Furthermore, when Australia’s advertising tier finally goes live, most likely in November, only Australian clients will be allowed to buy spots.
“We are still in the early days of deciding how to launch a lower priced, ad-supported option, and no decisions have been made. This is all just speculation at this point,” the report noted, citing a Netflix Spokesperson.
It is unclear whether the ban on cryptocurrency adverts would be limited to Australia or will affect all countries that utilize the ad-supported site, such as the USA, UK, Canada, France, and Germany.
A Wall Street Journal reported last week that Netflix was contemplating charging marketers a cost per thousand (CPM) of around $65.00 for every 1,000 views. The publication also noted that there are approximately 28 pay-walled or ad-supported streaming services in Australia that compete with Netflix for viewers.
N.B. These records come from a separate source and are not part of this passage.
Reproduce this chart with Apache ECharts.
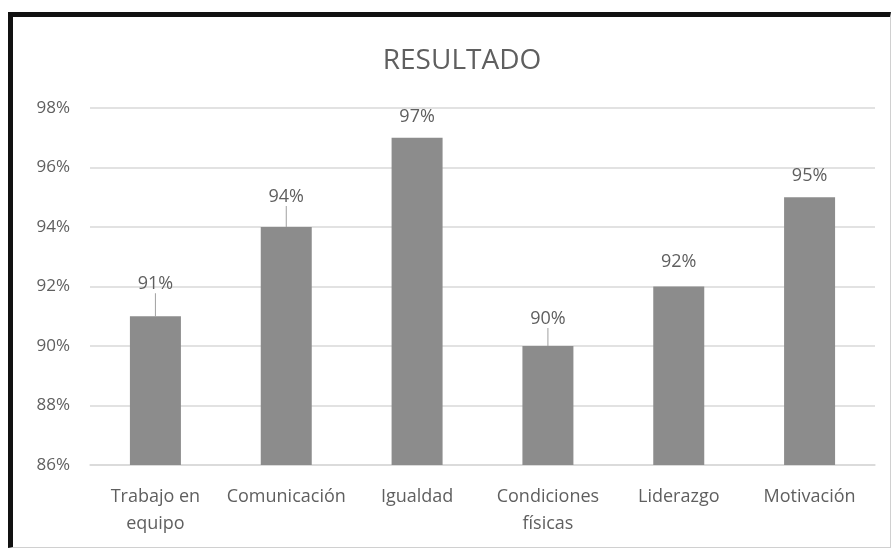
<!DOCTYPE html>
<html>
<head>
<meta charset="utf-8">
<script src="https://cdn.jsdelivr.net/npm/echarts@6/dist/echarts.min.js"></script>
<style>
  html, body { margin: 0; padding: 0; background: #fff; }
  #chart { position: absolute; left: 0; top: 0; width: 892px; height: 550px; }
  #frame {
    position: absolute; left: 8px; top: 12px; width: 877px; height: 530px;
    border-left: 5px solid #111; border-top: 5px solid #111;
    border-right: 1px solid #d0d0d0; border-bottom: 1px solid #d0d0d0;
    pointer-events: none;
  }
</style>
</head>
<body>
<div id="chart"></div>
<div id="frame"></div>
<script>
var categories = ['Trabajo en\nequipo', 'Comunicación', 'Igualdad', 'Condiciones\nfísicas', 'Liderazgo', 'Motivación'];
var values = [91, 94, 97, 90, 92, 95];
var yTicks = [86, 88, 90, 92, 94, 96, 98];

// how far each callout sits above its bar (px), as in the Excel chart
var labelLift = [32, 30, 21, 27, 25, 21];

(function() {
  var ink = '#5f5f5f';
  var rule = '#d9d9d9';
  var font = 'Open Sans';
  var chart = echarts.init(document.getElementById('chart'), null, { renderer: 'canvas' });

  chart.setOption({
    animation: false,
    title: {
      text: 'RESULTADO',
      left: 457,
      textAlign: 'center',
      top: 42,
      textStyle: { color: ink, fontSize: 28, fontWeight: 'normal', fontFamily: font }
    },
    grid: { left: 90, right: 17, top: 108, bottom: 85 },
    xAxis: {
      type: 'category',
      data: categories,
      axisLine: { lineStyle: { color: rule, width: 1.5 } },
      axisTick: { show: false },
      axisLabel: {
        color: ink, fontSize: 18, fontFamily: font,
        margin: 18, lineHeight: 27, interval: 0
      }
    },
    yAxis: {
      type: 'value',
      min: yTicks[0],
      max: yTicks[yTicks.length - 1],
      interval: 2,
      axisLine: { show: false },
      axisTick: { show: false },
      splitLine: { lineStyle: { color: rule, width: 1.5 } },
      axisLabel: { color: ink, fontSize: 17, fontFamily: font, margin: 20, formatter: '{value}%' }
    },
    series: [{
      type: 'bar',
      data: values.map(function(v, i) {
        return { value: v, labelLine: { show: labelLift[i] >= 27 } };
      }),
      barWidth: 51,
      itemStyle: { color: '#8c8c8c' },
      label: {
        show: true,
        position: 'top',
        color: ink,
        fontSize: 18,
        fontFamily: font,
        formatter: '{c}%'
      },
      labelLine: { lineStyle: { color: '#a0a0a0', width: 1 } },
      labelLayout: function(p) {
        return {
          x: p.rect.x + p.rect.width / 2,
          y: p.rect.y - labelLift[p.dataIndex],
          align: 'center',
          verticalAlign: 'middle'
        };
      }
    }]
  });

  window.addEventListener('resize', function() { chart.resize(); });
})();
</script>
</body>
</html>
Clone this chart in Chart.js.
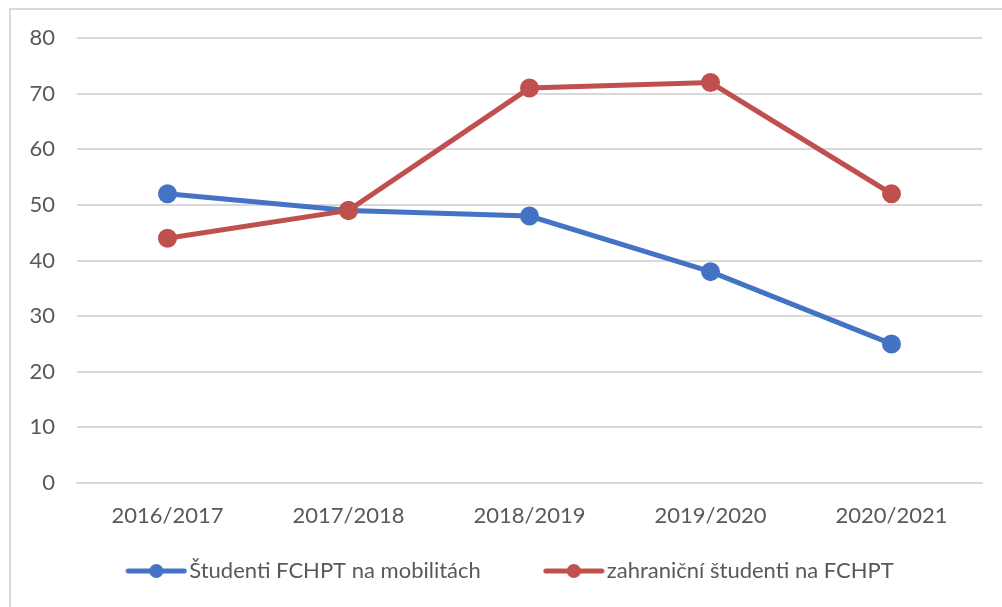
<!DOCTYPE html>
<html>
<head>
<meta charset="utf-8">
<script src="https://cdn.jsdelivr.net/npm/chart.js@4/dist/chart.umd.min.js"></script>
<style>
  html, body { margin: 0; padding: 0; background: #fff; overflow: hidden; }
  #ramik { position: absolute; left: 9px; top: 8px; width: 1100px; height: 700px;
           border-left: 2px solid #d9d9d9; border-top: 2px solid #d9d9d9; }
  #wrap { position: absolute; left: 0; top: 0; width: 1002px; height: 607px; }
</style>
</head>
<body>
<div id="ramik"></div>
<div id="wrap"><canvas id="myChart"></canvas></div>
<script>
const roky = ['2016/2017', '2017/2018', '2018/2019', '2019/2020', '2020/2021'];
const mobility = [52, 49, 48, 38, 25];
const zahranicni = [44, 49, 71, 72, 52];
const nazvy = ['Študenti FCHPT na mobilitách', 'zahraniční študenti na FCHPT'];

const modra = '#4472C4';
const cervena = '#C0504D';
const pismo = { family: 'Lato', size: 22 };

// ikonka do legendy: čiara s bodkou
function ikonka(farba) {
    const c = document.createElement('canvas');
    c.width = 62; c.height = 16;
    const g = c.getContext('2d');
    g.strokeStyle = farba;
    g.lineWidth = 5;
    g.lineCap = 'round';
    g.beginPath(); g.moveTo(3, 8); g.lineTo(59, 8); g.stroke();
    g.fillStyle = farba;
    g.beginPath(); g.arc(31, 8, 7, 0, Math.PI * 2); g.fill();
    return c;
}

// legendu posunieme trochu doprava, ako v origináli
const posunLegendy = {
    id: 'posunLegendy',
    afterLayout(chart) {
        const l = chart.legend;
        if (!l) return;
        l.left += 23;
        l.right += 23;
        (l.legendHitBoxes || []).forEach(h => { h.left += 23; });
    }
};

const ctx = document.getElementById('myChart').getContext('2d');
new Chart(ctx, {
    type: 'line',
    data: {
        labels: roky,
        datasets: [{
            label: nazvy[0],
            data: mobility,
            borderColor: modra,
            backgroundColor: modra,
            borderWidth: 5,
            pointRadius: 7,
            pointHoverRadius: 7,
            order: 1
        }, {
            label: nazvy[1],
            data: zahranicni,
            borderColor: cervena,
            backgroundColor: cervena,
            borderWidth: 5,
            pointRadius: 7,
            pointHoverRadius: 7,
            order: 0
        }]
    },
    options: {
        responsive: true,
        maintainAspectRatio: false,
        animation: false,
        layout: {
            padding: { left: 0, right: 20, top: 38, bottom: 15 }
        },
        scales: {
            x: {
                offset: true,
                afterFit: scale => { scale.height = 6; },
                grid: { display: false, drawTicks: false, offset: true },
                border: { display: true, color: '#d9d9d9', width: 2 },
                ticks: {
                    color: '#595959',
                    mirror: true,
                    padding: -46,
                    maxRotation: 0,
                    font: pismo
                }
            },
            y: {
                min: 0,
                max: 80,
                afterFit: scale => { scale.width = 77; },
                grid: { color: '#d9d9d9', lineWidth: 2, drawTicks: false },
                border: { display: false },
                ticks: {
                    stepSize: 10,
                    color: '#595959',
                    padding: 22,
                    font: pismo
                }
            }
        },
        plugins: {
            legend: {
                display: true,
                position: 'bottom',
                labels: {
                    usePointStyle: true,
                    pointStyleWidth: 44,
                    padding: 71,
                    color: '#595959',
                    font: pismo,
                    sort: (a, b) => a.datasetIndex - b.datasetIndex,
                    generateLabels: chart => chart.data.datasets.map((ds, i) => ({
                        text: ds.label,
                        fillStyle: ds.borderColor,
                        strokeStyle: ds.borderColor,
                        fontColor: '#595959',
                        lineWidth: 0,
                        pointStyle: ikonka(ds.borderColor),
                        hidden: false,
                        datasetIndex: i
                    }))
                }
            },
            tooltip: { enabled: false }
        }
    },
    plugins: [posunLegendy]
});
</script>
</body>
</html>
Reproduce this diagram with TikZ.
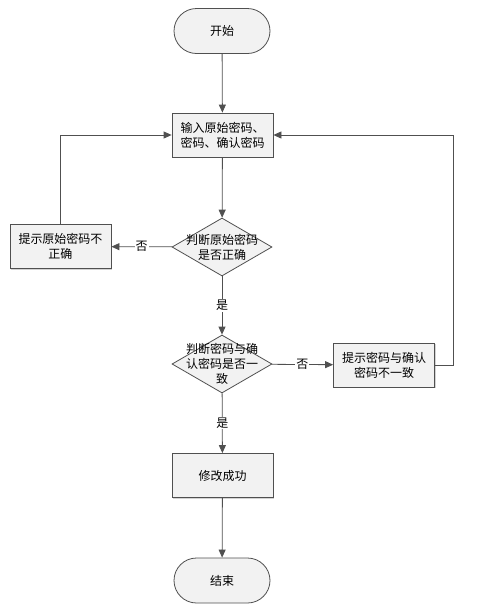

Unskippable ads will appear before and throughout each show. Advertisements like these will reportedly be hidden from the service’s $8 premium customers.
Australian Regulators On High Alert
Guidelines established in Australia in August aim to govern crypto assets and related advertisements so that users are “adequately informed and protected,” although it is not explicitly targeted toward Crypto.
This year also saw the publication of the Australian Prudential Regulation Authority’s (APRA) crypto policy roadmap and initial risk management strategy, which it plans to implement through 2025.